Donald, who was under all the balloons, claims them all for himself and heads for the Oolated Squigg company to claim his prize. As they arrive at the company, the contest organizers are shocked by the idea of one person having all the tickets, but Huey, Dewey, and Louie say there are only 9,999 of the 10,000 ballons. Donald doesn't like the way it sounds, specially with Gladstone in the vicinity. One of the organizers says that a single entry got stuck in the factory and never was released. Donald tries to get it before Gladstone, but trips and accidentally kicks the ticket right to Gladstone's hands.

Donald asks what Gladstone was doing there, since he had no entries, and he says the last year's winner gets to draw the winning ticket for this one. Hearing this, Huey, Dewey, and Louie figure a way to make Gladstone's luck work against him. They submit only one ticket in the name of Donald. All others are for Gladstone. While Gladstone is picking the winning ticket, the nephews comment about Gladstone's luck beating the odds. That's when Gladstone figures out their plan: They've put the odds for him and against Donald so Gladstone would be beaten by his own luck. The plan seems to work, as Donald wins the cruise and Gladstone gets a one-year supply of oolated squiggs as the second-placer.
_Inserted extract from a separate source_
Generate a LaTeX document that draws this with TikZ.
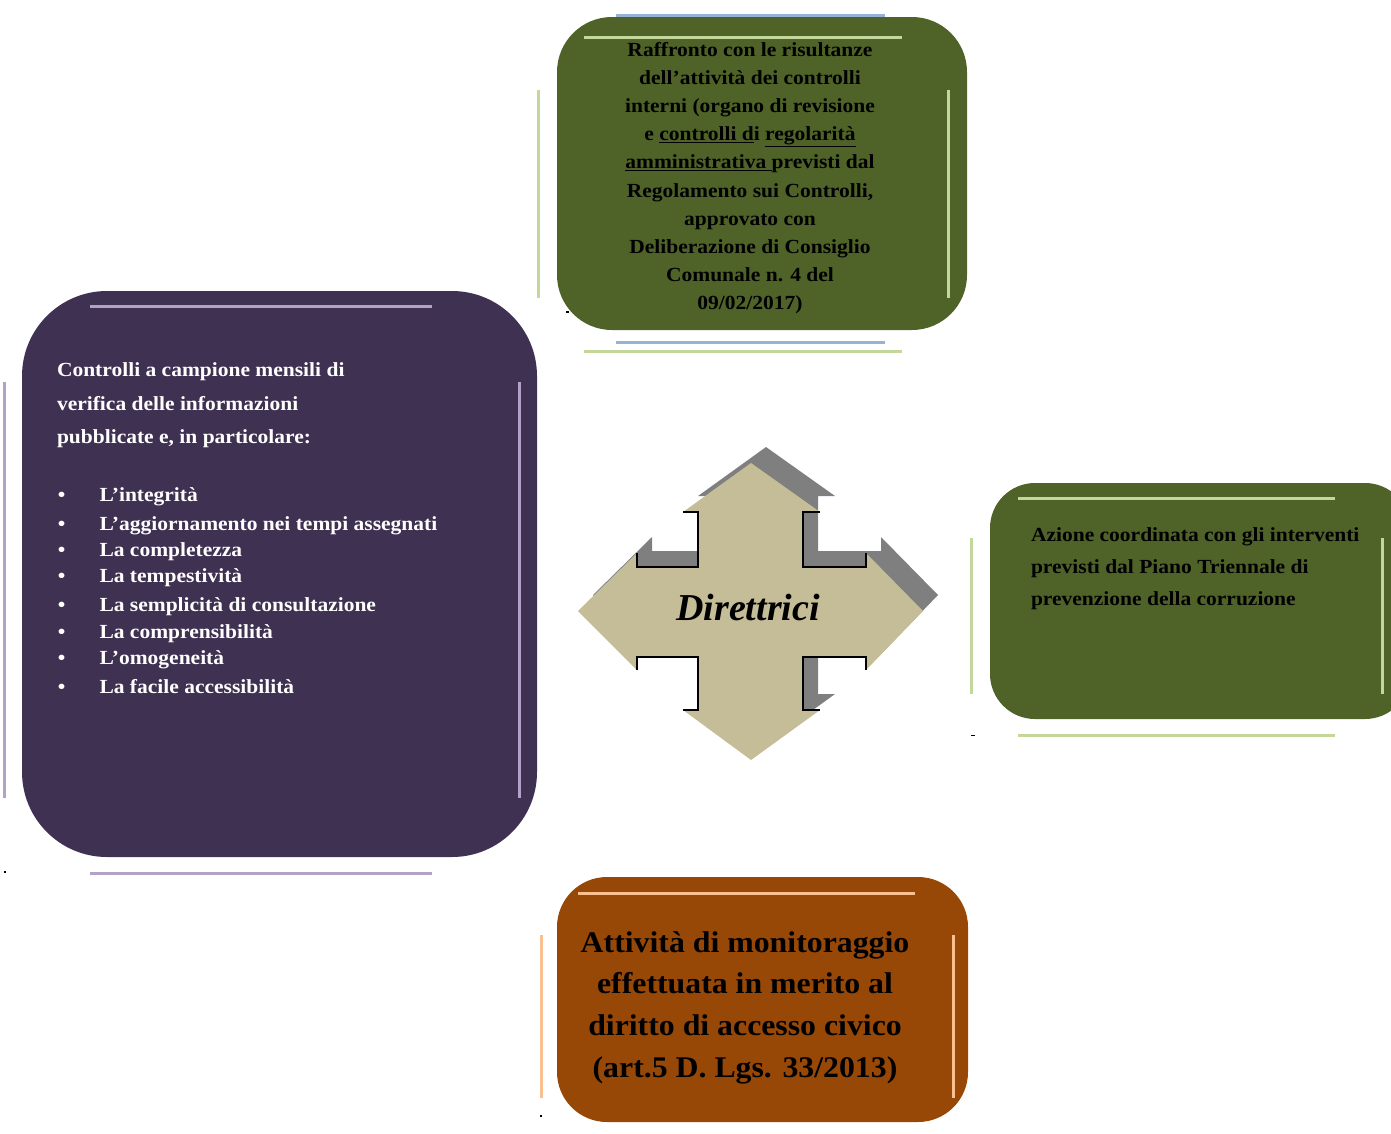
\documentclass[tikz,border=0pt]{standalone}
\usepackage{fontspec}
\setmainfont{Liberation Serif}
\newfontfamily\widefont[FakeStretch=1.075]{Liberation Serif}
\newfontfamily\widerfont[FakeStretch=1.06]{Liberation Serif}
\definecolor{olivebox}{HTML}{4F6228}
\definecolor{purplebox}{HTML}{3F3151}
\definecolor{brownbox}{HTML}{974806}
\definecolor{lgreen}{HTML}{C3D69B}
\definecolor{lblue}{HTML}{95B3D7}
\definecolor{lpurple}{HTML}{B3A2C7}
\definecolor{lpeach}{HTML}{FAC090}
\definecolor{tan}{HTML}{C4BD97}
\definecolor{shadowgray}{HTML}{7F7F7F}
\begin{document}
\begin{tikzpicture}[x=1pt,y=-1pt,
  box/.style={draw=none,inner sep=0,outer sep=0},
  deco/.style={line width=3pt},
  txt/.style={inner sep=0,outer sep=0,font=\widefont\bfseries\fontsize{20}{24}\selectfont},
  bigtxt/.style={inner sep=0,outer sep=0,font=\widerfont\bfseries\fontsize{30}{36}\selectfont},
  notch/.style={line width=1.6pt,black}]
\useasboundingbox (0,0) rectangle (1391,1133);
\clip (0,0) rectangle (1391,1133);

% ---------- top green box ----------
\node[box,fill=olivebox,rounded corners=55pt,minimum width=410pt,minimum height=313pt] (topbox) at (762,173.5) {};
\draw[deco,lblue] (616,15) -- (885,15);
\draw[deco,lgreen] (584,37) -- (902,37);
\draw[deco,lblue] (616,342) -- (885,342);
\draw[deco,lgreen] (584,351) -- (902,351);
\draw[deco,lgreen] (538,90) -- (538,298);
\draw[deco,lgreen] (948,90) -- (948,298);
\foreach \t [count=\i] in {{Raffronto con le risultanze},{dell’attività dei controlli},{interni (organo di revisione},{e \underline{controlli d}i \underline{regolarità}},{\underline{amministrativa }previsti dal},{Regolamento sui Controlli,},{approvato con},{Deliberazione di Consiglio},{Comunale n. 4 del},{09/02/2017)}}
  \node[txt,anchor=base] (top\i) at (750,{56+28.2*(\i-1)}) {\t};

% ---------- left purple box ----------
\node[box,fill=purplebox,rounded corners=85pt,minimum width=515pt,minimum height=566pt] (leftbox) at (279.5,574) {};
\draw[deco,lpurple] (90,306) -- (432,306);
\draw[deco,lpurple] (90,873) -- (432,873);
\draw[deco,lpurple] (4,382) -- (4,798);
\draw[deco,lpurple] (519,382) -- (519,798);
\foreach \t/\y [count=\i] in {{Controlli a campione mensili di}/376,{verifica delle informazioni}/410,{pubblicate e, in particolare:}/443}
  \node[txt,white,anchor=base west] (lh\i) at (57,\y) {\t};
\foreach \t/\y [count=\i] in {{L’integrità}/501.7,{L’aggiornamento nei tempi assegnati}/530,{La completezza}/556.7,{La tempestività}/582,{La semplicità di consultazione}/611,{La comprensibilità}/638,{L’omogeneità}/664,{La facile accessibilità}/693}{
  \node[txt,white,anchor=base] (lb\i) at (61.7,\y) {\textbullet};
  \node[txt,white,anchor=base west] (li\i) at (99.5,\y) {\t};
}

% ---------- right green box ----------
\node[box,fill=olivebox,rounded corners=45pt,minimum width=420pt,minimum height=236pt] (rightbox) at (1200,601) {};
\draw[deco,lgreen] (1018,498) -- (1335,498);
\draw[deco,lgreen] (1018,735) -- (1335,735);
\draw[deco,lgreen] (971,538) -- (971,694);
\draw[deco,lgreen] (1382,538) -- (1382,694);
\foreach \t/\y [count=\i] in {{Azione coordinata con gli interventi}/541,{previsti dal Piano Triennale di}/573,{prevenzione della corruzione}/605}
  \node[txt,anchor=base west] (r\i) at (1031,\y) {\t};

% ---------- bottom brown box ----------
\node[box,fill=brownbox,rounded corners=50pt,minimum width=411pt,minimum height=245pt] (botbox) at (762.5,999.5) {};
\draw[deco,lpeach] (578,893) -- (915,893);
\draw[deco,lpeach] (541,935) -- (541,1098);
\draw[deco,lpeach] (953,935) -- (953,1098);
\foreach \t [count=\i] in {{Attività di monitoraggio},{effettuata in merito al},{diritto di accesso civico},{(art.5 D. Lgs. 33/2013)}}
  \node[bigtxt,anchor=base] (b\i) at (745,{952+41.7*(\i-1)}) {\t};

% ---------- central four-way arrow ----------
\def\quadarrow{(751,463) -- (820,512) -- (803,512) -- (803,567) -- (866,567) -- (866,553) -- (923,611) -- (866,670) -- (866,657) -- (803,657) -- (803,710) -- (820,710) -- (751,760) -- (683,710) -- (698,710) -- (698,657) -- (637,657) -- (637,670) -- (578,611) -- (637,553) -- (637,567) -- (698,567) -- (698,512) -- (683,512) -- cycle}
\fill[shadowgray,shift={(15pt,16pt)}] \quadarrow;
\fill[tan] \quadarrow;
\draw[notch] (683,512) -- (698,512) -- (698,567) -- (637,567) -- (637,553);
\draw[notch] (820,512) -- (803,512) -- (803,567) -- (866,567) -- (866,553);
\draw[notch] (820,710) -- (803,710) -- (803,657) -- (866,657) -- (866,670);
\draw[notch] (683,710) -- (698,710) -- (698,657) -- (637,657) -- (637,670);
\node[inner sep=0,anchor=base,font=\bfseries\itshape\fontsize{38}{44}\selectfont] (dir) at (748,620) {Direttrici};

% ---------- tiny marks ----------
\fill[black] (566,311) rectangle (569,313);
\fill[black] (4,871) rectangle (6,873);
\fill[black] (971,734.5) rectangle (975,735.5);
\fill[black] (540,1115) rectangle (542,1117);
\end{tikzpicture}
\end{document}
While trying to enjoy his "prize", Gladstone thinks about the contest and comes to the conclusion that losing a contest is bad luck, regardless of whether the odds were for or against him. Then he reads an article in the newspaper about the cruise ship getting grounded on an iceberg, and he later finds a diamond ring eaten by a squigg. The story ends with Donald on the iceberg, having nothing to eat except squiggs recently fished from there.

== Publication ==
The story was published in the Don Rosa Library Vol. 1. and in Walt Disney Treasury: Donald Duck vol. 1.

== Reception ==
A mixed review wrote: "The whole story feels workmanlike in that it takes no chances, the artwork is serviceable, it has a number of solid jokes in it, and as such it fits the bill for a typical ‘good’ Disney comic. If that sounds like an indictment against Disney comics... well, there's a reason Rosa stood out, and it's because he usually didn't make comics like this."